A detail of a first printing of the United States Constitution is displayed at Sotheby’s auction house during a press preview on Nov. 5, 2021, in New York. The rare copy has sold for a record $43.2 million at Sotheby’s to an anonymous buyer who outbid a group of cryptocurrency investors.
A rare first printing of the U.S. Constitution has sold at Sotheby’s Auction House in New York for $43.2 million, a record price for a document or book sold at auction.
An Unprecedented crowd-funded attempt to buy an extremely rare copy of the U.S. Constitution fell just short on Thursday night, when a group of more than 17,000 people who had pooled their money were outbid in an auction for the historical document. This group of people called ConstitutionDAO was locked in an “eight-minute bidding battle on the telephones” with at the time an unidentified rival.
The selling price of $43.2 million for this rare constitution copy sets a new record for the most ever paid for a book, historical document or printed text, according to Sotheby’s, which handled the sale. The winning bid more than doubled the top estimate of $20 million the Constitution had been expected to garner.
The document that sold Thursday night was printed in Philadelphia on September 17, 1787, the last day of the Constitutional Convention that was presided over by George Washington and was attended by delegates such as James Madison and Alexander Hamilton.
Only 500 copies of the Constitution were created in that first printing; the one sold Thursday night is one of the last 13 surviving copies. Only two copies are known to exist outside of institutional collections.

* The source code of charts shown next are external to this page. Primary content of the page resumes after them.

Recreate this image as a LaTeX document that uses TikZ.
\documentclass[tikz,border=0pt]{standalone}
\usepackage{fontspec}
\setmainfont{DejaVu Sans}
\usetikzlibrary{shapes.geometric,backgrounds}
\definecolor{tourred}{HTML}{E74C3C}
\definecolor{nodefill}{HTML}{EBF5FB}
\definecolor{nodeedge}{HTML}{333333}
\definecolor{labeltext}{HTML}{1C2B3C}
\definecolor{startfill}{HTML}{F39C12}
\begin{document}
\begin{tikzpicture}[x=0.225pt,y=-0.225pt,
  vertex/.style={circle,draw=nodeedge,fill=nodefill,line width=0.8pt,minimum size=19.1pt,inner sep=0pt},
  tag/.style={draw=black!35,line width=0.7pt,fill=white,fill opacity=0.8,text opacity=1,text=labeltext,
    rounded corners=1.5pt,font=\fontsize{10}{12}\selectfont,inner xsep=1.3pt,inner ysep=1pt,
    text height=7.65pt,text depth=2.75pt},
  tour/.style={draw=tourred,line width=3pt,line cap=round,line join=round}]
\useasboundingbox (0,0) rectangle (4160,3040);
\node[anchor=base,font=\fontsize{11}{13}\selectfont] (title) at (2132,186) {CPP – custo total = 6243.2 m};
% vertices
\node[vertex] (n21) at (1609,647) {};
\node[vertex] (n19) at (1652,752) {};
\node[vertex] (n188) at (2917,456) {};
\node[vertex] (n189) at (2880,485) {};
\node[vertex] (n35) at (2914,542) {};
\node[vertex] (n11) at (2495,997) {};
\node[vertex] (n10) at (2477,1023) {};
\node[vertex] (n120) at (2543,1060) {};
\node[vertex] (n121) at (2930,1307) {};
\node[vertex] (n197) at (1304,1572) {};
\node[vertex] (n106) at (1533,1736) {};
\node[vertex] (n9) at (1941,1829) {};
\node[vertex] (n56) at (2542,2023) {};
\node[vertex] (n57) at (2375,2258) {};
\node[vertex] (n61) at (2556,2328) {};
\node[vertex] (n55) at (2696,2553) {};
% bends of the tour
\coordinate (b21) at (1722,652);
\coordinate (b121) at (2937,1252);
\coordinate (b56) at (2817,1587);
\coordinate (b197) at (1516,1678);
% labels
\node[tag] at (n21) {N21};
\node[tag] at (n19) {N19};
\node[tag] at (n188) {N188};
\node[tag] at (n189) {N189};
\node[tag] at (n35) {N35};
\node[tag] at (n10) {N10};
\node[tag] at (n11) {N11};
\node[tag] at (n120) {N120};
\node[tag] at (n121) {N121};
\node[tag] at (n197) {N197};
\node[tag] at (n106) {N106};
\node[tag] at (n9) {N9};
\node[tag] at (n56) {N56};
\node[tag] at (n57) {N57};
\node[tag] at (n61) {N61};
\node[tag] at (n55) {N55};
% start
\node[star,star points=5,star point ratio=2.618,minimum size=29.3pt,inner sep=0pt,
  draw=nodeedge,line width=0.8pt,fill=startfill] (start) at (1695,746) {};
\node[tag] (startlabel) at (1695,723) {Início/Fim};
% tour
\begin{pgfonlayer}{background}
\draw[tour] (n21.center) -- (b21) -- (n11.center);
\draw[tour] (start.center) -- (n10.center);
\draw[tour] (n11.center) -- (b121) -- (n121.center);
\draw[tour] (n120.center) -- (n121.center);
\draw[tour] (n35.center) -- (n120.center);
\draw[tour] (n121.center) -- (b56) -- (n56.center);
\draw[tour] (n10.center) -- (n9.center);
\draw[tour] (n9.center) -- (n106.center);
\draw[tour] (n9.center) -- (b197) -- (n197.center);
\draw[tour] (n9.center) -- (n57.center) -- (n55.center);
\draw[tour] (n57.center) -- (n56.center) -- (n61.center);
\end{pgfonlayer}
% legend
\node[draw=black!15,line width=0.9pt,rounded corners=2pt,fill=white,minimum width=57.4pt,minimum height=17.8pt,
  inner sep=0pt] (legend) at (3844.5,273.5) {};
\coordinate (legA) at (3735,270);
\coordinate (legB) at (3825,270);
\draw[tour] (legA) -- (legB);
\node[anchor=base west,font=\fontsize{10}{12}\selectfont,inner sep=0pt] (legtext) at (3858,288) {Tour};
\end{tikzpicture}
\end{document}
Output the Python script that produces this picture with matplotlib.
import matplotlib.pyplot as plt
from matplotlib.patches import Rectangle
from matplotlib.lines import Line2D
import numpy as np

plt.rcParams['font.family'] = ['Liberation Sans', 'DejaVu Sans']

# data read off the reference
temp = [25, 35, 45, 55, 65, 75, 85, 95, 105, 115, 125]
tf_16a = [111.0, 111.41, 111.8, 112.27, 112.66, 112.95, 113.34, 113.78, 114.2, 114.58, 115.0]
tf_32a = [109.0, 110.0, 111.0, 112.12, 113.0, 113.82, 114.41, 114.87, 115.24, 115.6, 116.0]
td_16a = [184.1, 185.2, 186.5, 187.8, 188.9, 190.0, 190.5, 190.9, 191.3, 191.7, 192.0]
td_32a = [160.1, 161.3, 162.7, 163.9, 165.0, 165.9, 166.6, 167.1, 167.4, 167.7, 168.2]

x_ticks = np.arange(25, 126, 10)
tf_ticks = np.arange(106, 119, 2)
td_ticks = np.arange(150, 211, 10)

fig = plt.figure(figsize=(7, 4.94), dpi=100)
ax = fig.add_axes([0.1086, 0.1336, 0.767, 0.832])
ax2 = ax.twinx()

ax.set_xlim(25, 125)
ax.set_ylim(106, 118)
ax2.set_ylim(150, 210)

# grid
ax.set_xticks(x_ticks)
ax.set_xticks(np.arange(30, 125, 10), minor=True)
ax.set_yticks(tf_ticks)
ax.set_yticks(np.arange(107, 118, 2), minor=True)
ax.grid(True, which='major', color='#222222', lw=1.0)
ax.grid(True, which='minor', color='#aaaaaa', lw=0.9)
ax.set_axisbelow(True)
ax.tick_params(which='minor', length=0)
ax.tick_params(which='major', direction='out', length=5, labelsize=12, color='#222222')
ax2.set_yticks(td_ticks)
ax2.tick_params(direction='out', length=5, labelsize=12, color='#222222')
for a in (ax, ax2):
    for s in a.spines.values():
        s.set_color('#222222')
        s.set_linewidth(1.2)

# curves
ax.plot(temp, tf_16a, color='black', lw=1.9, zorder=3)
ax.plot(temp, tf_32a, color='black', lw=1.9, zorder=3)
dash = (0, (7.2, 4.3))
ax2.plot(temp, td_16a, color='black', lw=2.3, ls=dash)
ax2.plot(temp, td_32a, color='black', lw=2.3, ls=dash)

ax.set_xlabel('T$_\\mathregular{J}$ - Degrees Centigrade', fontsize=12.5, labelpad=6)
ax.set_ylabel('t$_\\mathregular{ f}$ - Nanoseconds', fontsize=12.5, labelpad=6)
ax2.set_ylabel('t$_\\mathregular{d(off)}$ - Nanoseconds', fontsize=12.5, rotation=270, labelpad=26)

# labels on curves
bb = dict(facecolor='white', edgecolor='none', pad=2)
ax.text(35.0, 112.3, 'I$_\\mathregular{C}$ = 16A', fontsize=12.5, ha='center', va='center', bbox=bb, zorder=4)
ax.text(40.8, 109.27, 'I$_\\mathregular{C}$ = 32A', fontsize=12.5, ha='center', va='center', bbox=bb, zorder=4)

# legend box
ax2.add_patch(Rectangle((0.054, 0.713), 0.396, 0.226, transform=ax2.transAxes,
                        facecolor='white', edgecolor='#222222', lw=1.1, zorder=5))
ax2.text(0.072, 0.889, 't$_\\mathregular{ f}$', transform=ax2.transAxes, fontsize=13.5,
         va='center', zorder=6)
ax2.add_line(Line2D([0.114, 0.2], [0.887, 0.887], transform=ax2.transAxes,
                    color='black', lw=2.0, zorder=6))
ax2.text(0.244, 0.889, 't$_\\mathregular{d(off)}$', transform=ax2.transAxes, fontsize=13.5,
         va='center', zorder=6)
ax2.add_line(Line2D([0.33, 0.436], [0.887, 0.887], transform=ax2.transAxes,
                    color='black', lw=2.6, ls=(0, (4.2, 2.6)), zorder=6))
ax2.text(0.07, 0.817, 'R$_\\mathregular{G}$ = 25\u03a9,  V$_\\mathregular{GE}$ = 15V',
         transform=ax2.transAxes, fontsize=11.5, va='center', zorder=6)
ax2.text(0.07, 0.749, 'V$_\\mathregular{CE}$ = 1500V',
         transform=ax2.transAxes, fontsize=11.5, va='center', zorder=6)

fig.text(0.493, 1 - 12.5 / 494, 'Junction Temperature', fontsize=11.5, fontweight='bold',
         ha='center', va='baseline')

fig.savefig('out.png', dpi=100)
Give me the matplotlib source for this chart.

The purchaser of the document was Citadel CEO and billionaire hedge fund executive Kenneth Griffin, who outbid the group of cryptocurrency investors.
“The U.S. Constitution is a sacred document that enshrines the rights of every American and all of those who aspire to be, Griffin said in a statement released by Sotheby’s. “That is why I intend to ensure that this copy of our Constitution will be available for All Americans and visitors to view and appreciate in our museums and other public spaces.”
Griffin said he will loan the document to the Crystal Bridges Museum of American Art in Bentonville, Arkansas, where it will be on display to the public for free.
The previous auction record for a book or manuscript was set in 1994 when Bill Gates purchased the Codex Leicester by Leonardo da Vinci at Christie’s for $30.8 million.